"Kill or be killed." It's the dilemma facing The Bride, aka Black Mamba (aka Uma Thurman), in Kill Bill, and you just know which way she'll go. After all, it's a Quentin Tarantino flick. Six years after Jackie Brown, he delivers this savage fairytale guaranteed to blow you away. Accept no substitutes. Combining the balletic choreography of Hong Kong chop-socky with the operatic bombast of a spaghetti western (and throwing in a little Japanese animé), Tarantino elevates the B-movie to A-grade pop art - ripping off other people's films with inimitable style.
He deifies Uma Thurman as a McQueenesque icon of cool. Mesmerising, she sweeps across the Pacific to exterminate "the vermin" who gunned her down on her wedding day. They are The Deadly Viper Assassination Squad, headed by Bill - played from the neck down by David Carradine. An ex-DiVA herself, she quit the racket to play happy families, only to wind up with a bullet in her melon.
"TANTRIC ORGY OF VIOLENCE"
But getting to Bill is a bloody business. Mercifully, Tarantino uses every artifice to remind you it's just a movie, folks! These visual twists include a scene of silhouetted swordplay that owes as much to the Hollywood musical as to the art of Bunraku (Japanese puppet theatre). Although he eschews the trademark street jive in favour of portentous samurai speak, the irony is laid on thick. It's plain from the super-kinetic opening sequence, when The Bride drops in on ex-cohort Vernita Green (Vivica A Fox) for a knife fight/coffee morning.

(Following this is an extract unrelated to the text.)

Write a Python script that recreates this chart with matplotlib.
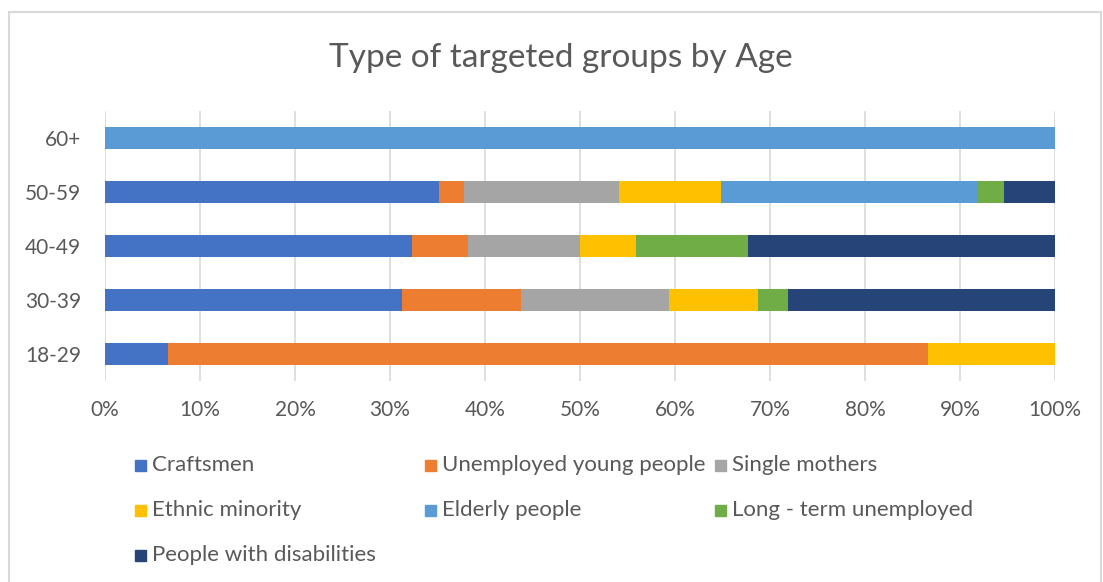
import matplotlib.pyplot as plt
import matplotlib.patches as mpatches
import numpy as np

# counts of respondents per age band and targeted group
ages = ["18-29", "30-39", "40-49", "50-59", "60+"]
groups = ["Craftsmen", "Unemployed young people", "Single mothers",
          "Ethnic minority", "Elderly people", "Long - term unemployed",
          "People with disabilities"]
craftsmen = [1, 10, 11, 13, 0]
unemployed_young = [12, 4, 2, 1, 0]
single_mothers = [0, 5, 4, 6, 0]
ethnic_minority = [2, 3, 2, 4, 0]
elderly = [0, 0, 0, 10, 1]
long_term = [0, 1, 4, 1, 0]
disabilities = [0, 9, 11, 2, 0]
colors = ["#4472C4", "#ED7D31", "#A5A5A5", "#FFC000", "#5B9BD5", "#70AD47", "#264478"]

series = np.array([craftsmen, unemployed_young, single_mothers, ethnic_minority,
                   elderly, long_term, disabilities], dtype=float)
shares = series / series.sum(axis=0) * 100

plt.rcParams['font.family'] = ['Lato', 'DejaVu Sans']
txt = "#595959"

fig = plt.figure(figsize=(11.03, 5.82), dpi=100)
ax = fig.add_axes([105/1103, 1 - 381/582, 950/1103, 270/582])

y = np.arange(len(ages))
left = np.zeros(len(ages))
for vals, c in zip(shares, colors):
    ax.barh(y, vals, left=left, height=0.4, color=c, zorder=3)
    left += vals

ax.set_xlim(0, 100)
ax.set_ylim(-0.5, len(ages) - 0.5)
ax.set_xticks(np.arange(0, 101, 10))
ax.set_xticklabels([f"{v}%" for v in range(0, 101, 10)])
ax.set_yticks(y)
ax.set_yticklabels(ages)
ax.tick_params(length=0, labelsize=15, colors=txt)
ax.tick_params(axis="x", pad=14)
ax.tick_params(axis="y", pad=17)
ax.grid(axis="x", color="#D9D9D9", lw=1.2, zorder=0)
for s in ax.spines.values():
    s.set_visible(False)

fig.text(561/1103, 1 - 58/582, "Type of targeted groups by Age",
         ha="center", va="center", fontsize=24, color=txt)

# legend laid out in rows of three
for i, (g, c) in enumerate(zip(groups, colors)):
    col, row = i % 3, i // 3
    x0 = (135 + 290 * col) / 1103
    yc = 1 - (465 + 45 * row) / 582
    fig.patches.append(mpatches.Rectangle((x0, yc - 5.5/582), 11/1103, 11/582,
                                          transform=fig.transFigure, color=c))
    fig.text(x0 + 17/1103, yc, g, ha="left", va="center", fontsize=16, color=txt)

# chart border
fig.patches.append(mpatches.Rectangle((9/1103, -0.01), 1092/1103, 1 - 12/582 + 0.01,
                                      transform=fig.transFigure, fill=False,
                                      ec="#D9D9D9", lw=1.5))

fig.savefig("out.png", dpi=100)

But The Bride's bullseye for Volume 1 is Viper-turned-crimelord O-Ren Ishi (Lucy Liu). The problem is the character doesn't warrant the importance Tarantino lends her. It's as if Liu's part was amped up in the cutting room to help shape what is essentially an incomplete story.
Volume 1 is merely a build-up, albeit an epic one. It's something like a Tantric orgy of violence that'll leave you panting, but holds back on a satisfying climax. Ultimately it's the episodic structure which allows Tarantino to just about get away with hacking the film in two. It works brilliantly as an anthology of killing, but by the final curtain you're left balanced precariously on a samurai sword's edge in breathless anticipation. And all you can do is kill time...
Kill Bill: Volume 2 opens in UK cinemas on Friday 23rd April 2004.